4 Castle Street

Tucked away on a quiet thoroughfare skirting the walls of Dublin Castle is the Trust’s most recently refurbished building. Saved from demolition in 1996 and refurbished over a three-year period, Number 4 Castle Street is the perfect example of a Dublin merchant shop house and is the only surviving Georgian house on what was one of the medieval city’s most important streets. Fully restored to its former glory, this handsome building is one of the last of its type and period to remain intact, now dynamically adapted as home to a variety of digital media and marketing agencies.

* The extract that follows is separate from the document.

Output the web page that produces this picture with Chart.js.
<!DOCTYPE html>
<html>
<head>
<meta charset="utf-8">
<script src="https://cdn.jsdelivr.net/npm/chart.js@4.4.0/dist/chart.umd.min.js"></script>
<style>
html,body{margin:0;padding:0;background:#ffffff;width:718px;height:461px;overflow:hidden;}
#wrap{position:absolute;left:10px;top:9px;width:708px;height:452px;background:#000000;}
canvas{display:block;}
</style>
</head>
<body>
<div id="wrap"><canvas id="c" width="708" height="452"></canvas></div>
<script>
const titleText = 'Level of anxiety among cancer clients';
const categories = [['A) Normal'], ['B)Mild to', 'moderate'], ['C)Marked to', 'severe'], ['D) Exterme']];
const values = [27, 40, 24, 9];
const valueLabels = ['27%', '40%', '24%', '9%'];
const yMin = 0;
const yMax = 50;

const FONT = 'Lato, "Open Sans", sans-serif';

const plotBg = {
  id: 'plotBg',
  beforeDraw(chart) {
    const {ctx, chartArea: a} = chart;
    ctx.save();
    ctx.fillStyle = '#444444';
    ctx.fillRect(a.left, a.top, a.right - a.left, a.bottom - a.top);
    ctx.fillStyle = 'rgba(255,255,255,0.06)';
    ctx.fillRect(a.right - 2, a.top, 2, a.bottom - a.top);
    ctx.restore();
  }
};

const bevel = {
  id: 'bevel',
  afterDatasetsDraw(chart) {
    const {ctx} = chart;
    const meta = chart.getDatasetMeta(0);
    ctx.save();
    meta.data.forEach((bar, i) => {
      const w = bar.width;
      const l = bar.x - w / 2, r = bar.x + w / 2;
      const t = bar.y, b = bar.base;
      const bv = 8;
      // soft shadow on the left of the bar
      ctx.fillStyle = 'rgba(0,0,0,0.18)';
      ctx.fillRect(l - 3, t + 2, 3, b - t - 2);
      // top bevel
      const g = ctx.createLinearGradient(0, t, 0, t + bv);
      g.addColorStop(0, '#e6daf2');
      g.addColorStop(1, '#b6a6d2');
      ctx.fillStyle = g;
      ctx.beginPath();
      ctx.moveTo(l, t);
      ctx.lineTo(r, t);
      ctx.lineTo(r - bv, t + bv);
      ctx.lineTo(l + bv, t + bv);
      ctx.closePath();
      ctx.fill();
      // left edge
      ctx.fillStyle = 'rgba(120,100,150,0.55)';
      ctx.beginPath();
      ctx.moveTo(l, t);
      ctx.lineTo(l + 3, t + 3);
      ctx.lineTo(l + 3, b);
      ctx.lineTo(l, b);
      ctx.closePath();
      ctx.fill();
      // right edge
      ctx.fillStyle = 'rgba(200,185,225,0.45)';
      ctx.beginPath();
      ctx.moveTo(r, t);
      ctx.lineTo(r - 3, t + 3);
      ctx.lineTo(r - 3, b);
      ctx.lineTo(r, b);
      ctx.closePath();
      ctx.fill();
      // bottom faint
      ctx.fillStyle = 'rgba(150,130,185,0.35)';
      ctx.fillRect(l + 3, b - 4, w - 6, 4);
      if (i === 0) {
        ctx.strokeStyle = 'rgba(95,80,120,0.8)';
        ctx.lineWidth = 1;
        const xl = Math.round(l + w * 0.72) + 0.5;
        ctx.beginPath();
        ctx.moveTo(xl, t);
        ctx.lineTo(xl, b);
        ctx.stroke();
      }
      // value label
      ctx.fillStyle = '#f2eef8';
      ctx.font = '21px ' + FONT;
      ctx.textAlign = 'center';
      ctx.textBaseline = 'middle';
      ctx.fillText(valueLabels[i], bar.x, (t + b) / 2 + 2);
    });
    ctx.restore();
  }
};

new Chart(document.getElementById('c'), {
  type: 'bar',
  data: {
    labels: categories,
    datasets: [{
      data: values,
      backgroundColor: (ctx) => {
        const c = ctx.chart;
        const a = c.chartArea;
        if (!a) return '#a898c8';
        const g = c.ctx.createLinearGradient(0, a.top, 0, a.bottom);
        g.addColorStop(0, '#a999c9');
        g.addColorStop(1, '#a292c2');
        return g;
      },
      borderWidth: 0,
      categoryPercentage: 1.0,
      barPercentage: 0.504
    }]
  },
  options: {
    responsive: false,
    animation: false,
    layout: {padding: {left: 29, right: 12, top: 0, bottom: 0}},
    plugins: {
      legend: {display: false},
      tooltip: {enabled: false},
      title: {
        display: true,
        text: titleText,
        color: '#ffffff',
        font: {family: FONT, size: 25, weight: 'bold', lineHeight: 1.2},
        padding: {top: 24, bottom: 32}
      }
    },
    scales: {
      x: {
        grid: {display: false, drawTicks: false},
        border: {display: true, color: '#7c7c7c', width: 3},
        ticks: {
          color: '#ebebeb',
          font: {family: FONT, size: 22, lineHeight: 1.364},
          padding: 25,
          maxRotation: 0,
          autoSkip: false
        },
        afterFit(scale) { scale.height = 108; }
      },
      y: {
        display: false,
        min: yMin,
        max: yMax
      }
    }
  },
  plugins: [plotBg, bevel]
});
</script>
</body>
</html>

The architecture of Number 4 is typical of the late Georgian, Dublin classical style, rising four storeys over basement with a shop to the ground floor. It features a quietly elegant façade of good quality lime-wigged yellow brick, well-proportioned timber sash windows which decrease in size as they ascend the building, and granite window sills and parapet coping.

Before + After

The traditional timber shop front with pilasters and sheet glass display windows dates to c.1900, but may incorporate some elements from the original early 19th-century shop front. The fascia with trade lettering of the last occupant of the shop, bootmaker and repairer Thomas H. Barnwell, was retained by the Trust, while traditional window shuttering – the largest expanse surviving in Dublin – has been faithfully reinstated.

Number 4 was not originally listed for protection at the time of the Trust’s acquisition, however the discovery of medieval timbers embedded in its western party wall, likely to have been salvaged from a former timber-caged house demolished in 1812, was to result in the building being preserved. The building was subsequently designated a Registered Monument on account of its pre-1700 elements and is now also a Protected Structure.

Shopfront

Shopfront

Number 4 is complemented by the exemplary contemporary building next door designed by DeBlacam & Meagher architects – a masterful exercise in brick and timber that effortlessly turns the corner with Werburgh Street.

In an unassuming corner of Dublin under the shadow of Christ Church Cathedral, these two buildings powerfully demonstrate the effect of sensitive conservation and creative urban regeneration.